- Theatrical release poster
- Directed by: Leslie Goodwins
- Screenplay by: Charles E. Roberts
- Story by: Robert Faber
- Produced by: Nat Holt
- Starring: Leon Errol Glenn Vernon Walter Catlett Marc Cramer Jonathan Hale
- Cinematography: Robert De Grasse
- Edited by: Marvin Coil
- Music by: Roy Webb
- Production company: RKO Pictures
- Distributed by: RKO Pictures
- Release date: February 13, 1946;
- Running time: 65 minutes
- Country: United States
- Language: English

= Riverboat Rhythm =

1946 film by Leslie Goodwins

Riverboat Rhythm is a 1946 American comedy film directed by Leslie Goodwins and written by Charles E. Roberts. The film stars Leon Errol, Glenn Vernon, Walter Catlett, Joan Newton, Marc Cramer, and Jonathan Hale.
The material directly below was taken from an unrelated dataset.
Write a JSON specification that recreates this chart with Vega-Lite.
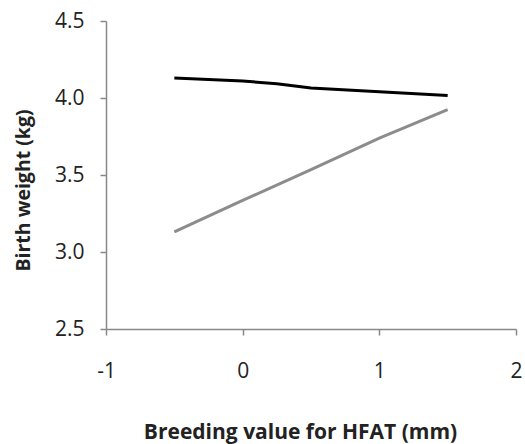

The film was released on February 13, 1946, by RKO Radio Pictures.

==Plot==
Matt Lindsay is the owner of a broken-down showboat, perpetually one small step ahead of his creditors and the law. At one point, he disguises himself as Col. Witherspoon, a con artist he'd met earlier, only to find himself in the middle of a blood feud with Col. Beeler, who aims to settle things once and for all—with a pistol.

==Cast==
- Leon Errol as Matt Lindsay/Colonel Witherspoon imposter
- Glenn Vernon as John Beeler
- Walter Catlett as Colonel Jeffrey "Smitty" Witherspoon
- Marc Cramer as Lionel Beeler
- Jonathan Hale as Colonel Edward Beeler
- Joan Newton as Midge Lindsay
- Emory Parnell as Sheriff Martin
- Harry Harvey, Sr. as Ezra Beeler
- Florence Lake as Penelope Beeler Witherspoon
- Dorothy Vaughan as Belle Crowley
- Ben Carter as Benjamin
- Mantan Moreland as Mantan
- Frankie Carle and His Orchestra

==Production==
Riverboat Rhythm was originally conceived in September 1944 as a vehicle for its juvenile musical-comedy team of Glenn Vernon and Marcy McGuire. When RKO suddenly released McGuire, Vernon suggested his erstwhile Broadway co-star Joan Newton to fill McGuire's role. The project was retooled as a Leon Errol comedy along the lines of his Mexican Spitfire features, with Spitfire veterans Charles E. Roberts and Leslie Goodwins writing and directing, respectively. Errol joined the cast in May 1945 as "Matt Lindsay," the familiar character he'd played in the Spitfire comedies, and the script gave him opportunities for mistaken-identity masquerades (a Spitfire hallmark).